The ongoing cycle of customer experience success is comprised of four main influencers: Employees, Customers, Management, and Data. In this series, CSP examines the Employee segment of that cycle and the benefits of focusing on internal culture to drive success.
Understanding Employee Engagement
As defined by the Corporate Leadership Council, “Engagement is the extent to which employees commit to something or someone in their organization and how hard they work and how long they stay as a result of that commitment.”
Engagement is all about intentionally creating a motivating workplace environment, while simultaneously aligning individual employee talents with business strategy. Employees engaged in their work are likely to be motivated, to work with passion, to remain committed to their employer, and to stay focused on achieving business goals and driving the organization’s future.
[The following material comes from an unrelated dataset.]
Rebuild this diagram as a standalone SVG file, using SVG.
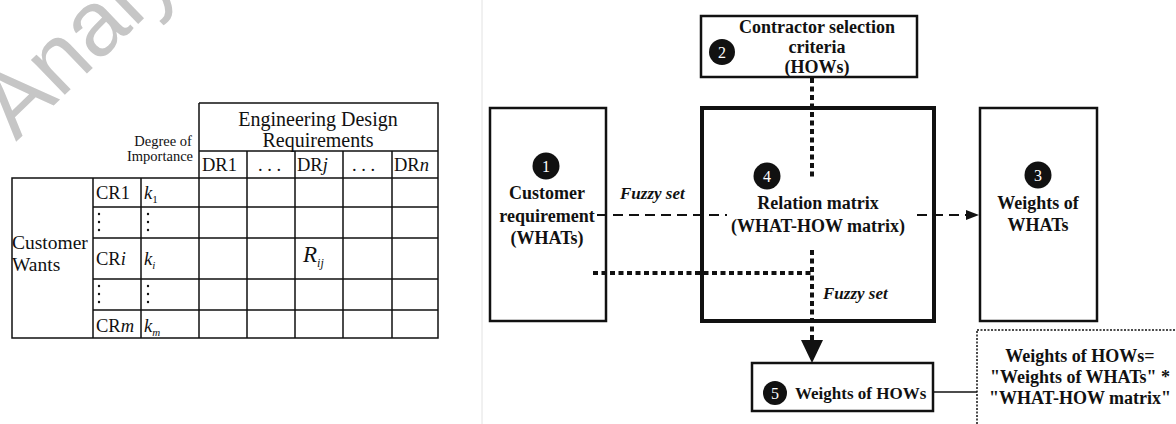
<svg xmlns="http://www.w3.org/2000/svg" width="1176" height="424" viewBox="0 0 1176 424">
  <style>
    .grid { stroke: #111; stroke-width: 1.5; fill: none; }
    .tt { font-family: "Liberation Serif", "Times New Roman", serif; fill: #111; }
    .bx { fill: #fff; stroke: #111; stroke-width: 2.5; }
    .lb { font-family: "Liberation Serif", "Times New Roman", serif; font-weight: bold; font-size: 18px; fill: #111; text-anchor: middle; }
    .num { font-family: "Liberation Serif", "Times New Roman", serif; font-size: 16px; fill: #fff; text-anchor: middle; }
    .fz { font-family: "Liberation Serif", "Times New Roman", serif; font-weight: bold; font-style: italic; font-size: 17px; fill: #111; }
    .dash { stroke: #111; stroke-width: 2.2; stroke-dasharray: 10 6; fill: none; }
    .dot { stroke: #111; stroke-width: 4; stroke-dasharray: 5 3.5; fill: none; }
  </style>
  <defs>
    <marker id="arrowSmall" markerWidth="14" markerHeight="12" refX="13" refY="6" orient="auto" markerUnits="userSpaceOnUse">
      <path d="M0,1 L13,6 L0,11 Z" fill="#111"/>
    </marker>
  </defs>

  <!-- watermark -->
  <text x="16" y="142" transform="rotate(-44 16 142)" font-family="Liberation Sans, Arial, sans-serif" font-size="92" fill="#c6c6c6">Analysis</text>

  <!-- separator between panels -->
  <line x1="482" y1="0" x2="482" y2="424" stroke="#e2e2e2" stroke-width="1"/>

  <!-- QFD house-of-quality table -->
  <g id="qfd-table">
    <path class="grid" d="M199,103 H438 V338 H12 V178 H438 M199,103 V338 M199,151 H438 M93,178 V338 M141,178 V338 M247,151 V338 M295,151 V338 M343,151 V338 M392,151 V338 M93,207 H438 M93,238 H438 M93,279 H438 M93,310 H438"/>
    <text class="tt" x="163" y="146" font-size="14.5" text-anchor="middle">Degree of</text>
    <text class="tt" x="160" y="161" font-size="14.5" text-anchor="middle">Importance</text>
    <text class="tt" x="318" y="126" font-size="20" text-anchor="middle">Engineering Design</text>
    <text class="tt" x="318" y="147" font-size="20" text-anchor="middle">Requirements</text>
    <text class="tt" x="202" y="171" font-size="18.5">DR1</text>
    <text class="tt" x="258" y="171" font-size="18.5">. . .</text>
    <text class="tt" x="297" y="171" font-size="18.5">DR<tspan font-style="italic">j</tspan></text>
    <text class="tt" x="352" y="171" font-size="18.5">. . .</text>
    <text class="tt" x="394" y="171" font-size="18.5">DR<tspan font-style="italic">n</tspan></text>
    <text class="tt" x="12" y="249" font-size="19.5">Customer</text>
    <text class="tt" x="12" y="271" font-size="19.5">Wants</text>
    <text class="tt" x="96" y="199" font-size="18.5">CR1</text>
    <text class="tt" x="144" y="199" font-size="18.5" font-style="italic">k<tspan font-style="normal" font-size="11" dy="4">1</tspan></text>
    <text class="tt" x="96" y="265" font-size="18.5">CR<tspan font-style="italic">i</tspan></text>
    <text class="tt" x="144" y="265" font-size="18.5" font-style="italic">k<tspan font-size="11" dy="4">i</tspan></text>
    <text class="tt" x="96" y="332" font-size="18.5">CR<tspan font-style="italic">m</tspan></text>
    <text class="tt" x="144" y="332" font-size="18.5" font-style="italic">k<tspan font-size="11" dy="4">m</tspan></text>
    <g fill="#111">
      <circle cx="99" cy="214" r="1.2"/><circle cx="99" cy="222" r="1.2"/><circle cx="99" cy="230" r="1.2"/>
      <circle cx="148" cy="214" r="1.2"/><circle cx="148" cy="222" r="1.2"/><circle cx="148" cy="230" r="1.2"/>
      <circle cx="99" cy="286" r="1.2"/><circle cx="99" cy="294" r="1.2"/><circle cx="99" cy="302" r="1.2"/>
      <circle cx="148" cy="286" r="1.2"/><circle cx="148" cy="294" r="1.2"/><circle cx="148" cy="302" r="1.2"/>
    </g>
    <text class="tt" x="303" y="262" font-size="23" font-style="italic">R<tspan font-size="12" dy="5">ij</tspan></text>
  </g>

  <!-- connectors -->
  <g id="connectors">
    <line class="dash" x1="597" y1="215" x2="727" y2="215"/>
    <line class="dash" x1="917" y1="215" x2="979" y2="215" marker-end="url(#arrowSmall)"/>
    <line class="dot" x1="812" y1="78" x2="812" y2="178"/>
    <line class="dot" x1="812" y1="250" x2="812" y2="342"/>
    <path d="M801,340 L823,340 L812,363 Z" fill="#111"/>
    <line class="dot" x1="593" y1="273" x2="812" y2="273"/>
    <line x1="933" y1="392" x2="977" y2="392" stroke="#111" stroke-width="1.5"/>
  </g>

  <!-- 1: customer requirement -->
  <g id="node-whats">
    <rect class="bx" x="490" y="108" width="116" height="213" style="fill:none"/>
    <circle cx="546" cy="166" r="13.5" fill="#111"/>
    <text class="num" x="546" y="171.5">1</text>
    <text class="lb" x="547" y="199">Customer</text>
    <text class="lb" x="547" y="222">requirement</text>
    <text class="lb" x="547" y="244">(WHATs)</text>
  </g>

  <!-- 2: contractor selection criteria -->
  <g id="node-hows">
    <rect class="bx" x="701" y="16" width="216" height="61"/>
    <circle cx="722" cy="52" r="13" fill="#111"/>
    <text class="num" x="722" y="57.5">2</text>
    <text class="lb" x="817" y="33">Contractor selection</text>
    <text class="lb" x="817" y="53">criteria</text>
    <text class="lb" x="817" y="73">(HOWs)</text>
  </g>

  <!-- 4: relation matrix -->
  <g id="node-matrix">
    <rect x="702" y="108" width="232" height="213" fill="none" stroke="#111" stroke-width="4"/>
    <circle cx="767" cy="176" r="13.5" fill="#111"/>
    <text class="num" x="767" y="181.5">4</text>
    <rect x="730" y="190" width="184" height="46" fill="#fff"/>
    <text class="lb" x="818" y="209">Relation matrix</text>
    <text class="lb" x="818" y="232">(WHAT-HOW matrix)</text>
  </g>

  <!-- fuzzy set labels -->
  <text class="fz" x="620" y="199">Fuzzy set</text>
  <text class="fz" x="823" y="299">Fuzzy set</text>

  <!-- 3: weights of WHATs -->
  <g id="node-weights-whats">
    <rect class="bx" x="980" y="108" width="117" height="213" stroke-width="2"/>
    <circle cx="1038" cy="175" r="13.5" fill="#111"/>
    <text class="num" x="1038" y="180.5">3</text>
    <text class="lb" x="1038" y="209">Weights of</text>
    <text class="lb" x="1038" y="231">WHATs</text>
  </g>

  <!-- 5: weights of HOWs -->
  <g id="node-weights-hows">
    <rect class="bx" x="752" y="363" width="181" height="48" stroke-width="2"/>
    <circle cx="775" cy="393" r="12" fill="#111"/>
    <text class="num" x="775" y="398.5">5</text>
    <text class="lb" x="795" y="399" style="font-size:17px; text-anchor:start">Weights of HOWs</text>
  </g>

  <!-- formula box -->
  <g id="node-formula">
    <rect x="977" y="330" width="210" height="110" fill="#fff" stroke="#111" stroke-width="1.5" stroke-dasharray="2 1.5"/>
    <text class="lb" x="1080" y="362">Weights of HOWs=</text>
    <text class="lb" x="1080" y="383">"Weights of WHATs" *</text>
    <text class="lb" x="1080" y="404">"WHAT-HOW matrix"</text>
  </g>
</svg>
Why It’s Important to Measure Employee Engagement
1 – Employee engagement directly correlates with performance and business results
No business can expect to grow and achieve sustainable success without an engaged workforce. This is especially true as it applies to customer service and satisfaction. Customer experience is nurtured from the inside out, and relies on competent, well-trained, and highly motivated employees. Sure, you may deliver annual performance reviews and objectives, but that’s only scratching the surface of the overall success of your team.
2 – Being a ‘Great Place to Work’ attracts top talent
A company’s reputation as an employer is one factor determining the quality of applicants for open positions, be they external or internal applicants. Being a great place to work is not just about bragging rights and publicity, it demonstrates to potential candidates (not to mention customers and the general public) that you are doing the all the right things to keep your employees feeling fulfilled. Any worthy candidate will see this as extra incentive to join your team. It may even attract them away from competitors with similar openings available.
3 – Engaged employees are emotionally invested
Your contract with your employees goes beyond tangible benefits like compensation and benefits. How employees feel about their jobs – their managers, their workload and hours, the company’s mission and the quality of the product or service – makes the difference between a job that looks good on paper and one that is satisfying in practice. Employees who are emotionally invested in the company’s success are among your greatest assets.
4 – High engagement reduces employee churn
The highest-engaged employees are the least likely to look for or take other employment opportunities that come their way. Naturally, it follows that those who are the least engaged are also the least committed to staying on the team. Not only is it costly to regularly lose employees and have to replace them, voluntary departures affect the morale of the rest of the team.
5 – Engagement can’t be ‘felt,’ it must be measured
While a manager may have a sense of who the most and least engaged members of the team are, many employees will fall somewhere in the invisible middle. These employees are susceptible to being swayed in either direction. Improving individual and overall engagement is only achievable if you know the baseline from which you’re working. Employee engagement metrics take many of the intangible motivators of performance success and make them tangible, visible, and trackable. That’s an essential step for setting goals and implementing internal initiatives to improve engagement.